Works by Paul Delvaux at Sotheby's
Paul Delvaux Biography
Drawing on the formative experiences of his youth, Paul Delvaux’s shadowy, dream-like paintings convey a profound sense of curiosity and unease. In the Surrealist tradition of “poetic shock,” Delvaux’s art combines a bizarre set of recurring visual motifs to create eerie, disquieting scenes: nude women wander transfixed through darkened railway stations, grimacing skeletons peer from the shadows and puzzled scientists confer in long corridors. While he did not formally align himself with the Surrealists, Delvaux was distinctly indebted to artists like Giorgio de Chirico, René Magritte and Salvador Dalí, and the hallucinatory quality of his paintings was admired by the movement’s founder, André Breton.
Born in 1897 in Antheit, Belgium, Delvaux studied architecture and decorative painting at the Académie Royale des Beaux-Arts in Brussels. Initially influenced by Post-Impressionist and Expressionist painters, Delvaux had his first solo exhibit in 1925. Around 1933, Delvaux’s style evolved to reflect the influence of de Chirico, whose use of atmospheric shadow and classical motifs is echoed in Delvaux’s work. In 1936, Delvaux’s paintings were shown at the Palais des Beaux-Arts in Brussels, alongside the work of fellow Belgian painter René Magritte, and in 1938 he participated in the Exposition Internationale du Surréalisme at the Galerie des Beaux-Arts in Paris. Visits to Italy in the late 1930s, where Delvaux admired Roman architecture and 16th-century mannerist paintings, inspired further stylistic developments. Beginning in the 1950s, Delvaux executed a number of mural commissions, including a 1959 mural at the Palais des Congrès in Brussels. Delvaux died in 1994 in Veurne, Belgium, at the age of 96.

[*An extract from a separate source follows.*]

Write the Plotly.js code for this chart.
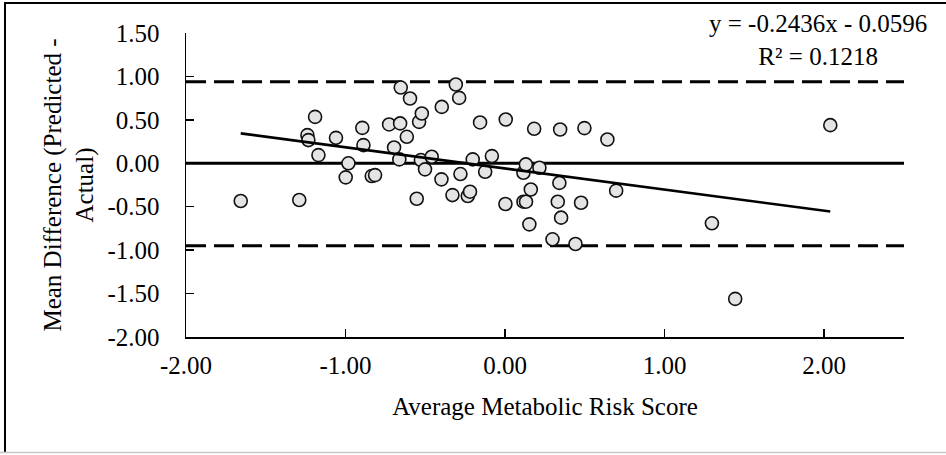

Delvaux was recognized with many honors and appointments in his later life. In 1950, he was appointed professor at the École Superieure d’Art et d’Architecture in Brussels, where he taught until 1962, and from 1965 to 1966, Delvaux served as the President and Director of the Académie Royale des Beaux-Arts of Belgium. In 1982, the Paul Delvaux Museum was opened in Saint-Idesbald, Belgium, which houses the largest collection of the artist’s work. Delvaux’s work is also collected by numerous institutions around the world, including the Metropolitan Museum of Art, New York, the Art Institute of Chicago, the Peggy Guggenheim Collection, Venice, and the Tate Gallery, London.